One student said she'd heard of Shanghai. The room fell silent except for the groan of the air conditioner.

Zhao tried again.

"Do you know what the Great Wall of China is?"

More silence.

Then a student looked around and asked, "What's the Great Wall?"

One morning a few weeks later, Zhao woke up in a cold sweat. The situation with his students had only gotten worse. He had dreamed that all his hair fell out. It wasn't far from the truth. The last few days, he'd noticed clumps of hair in the shower drain. This morning, like every other, Zhao left his tiny Chinatown apartment at 6:30 and caught the first of two buses that would get him to Dorsey by 7:45. He would give his first quiz.
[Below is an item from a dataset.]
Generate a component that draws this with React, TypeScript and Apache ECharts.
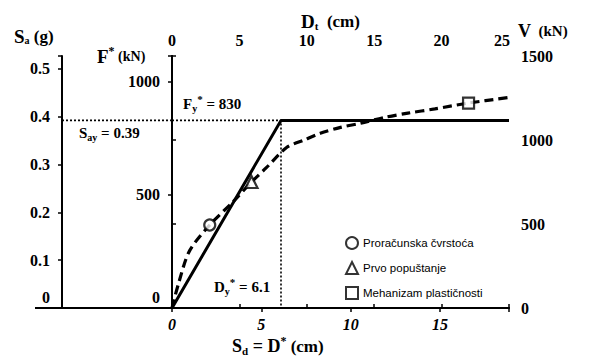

He wasn't expecting many of his students to get more than half the questions right.

Zhao had heard a rumor: Another teacher in the program -- somewhere in the Midwest -- had quit and returned home. Zhao was secretly jealous, but he knew he'd lose tremendous face if he left, especially so soon.

Still, he felt the weight of the cultural differences. He was grappling with the way some of his students treated him. In China, teachers traditionally command unquestioned authority. At Dorsey, the few good students were being overshadowed by those who walked around the classroom to talk to friends, sent text messages and defied Zhao's orders to pay attention. He could not understand why his efforts -- traveling all the way from China to share a resourceful language -- stood for nothing to so many.

It didn't help that the students could not understand Zhao's stilted English at times, and that he rarely offered encouragement. In China, a simple "hao," meaning "good," is often the extent of teachers' praise.

"You can't put these characters together, it's wrong," Zhao sternly told a girl during a writing exercise. As Zhao walked away, the student carried on, unsure how to complete the exercise correctly.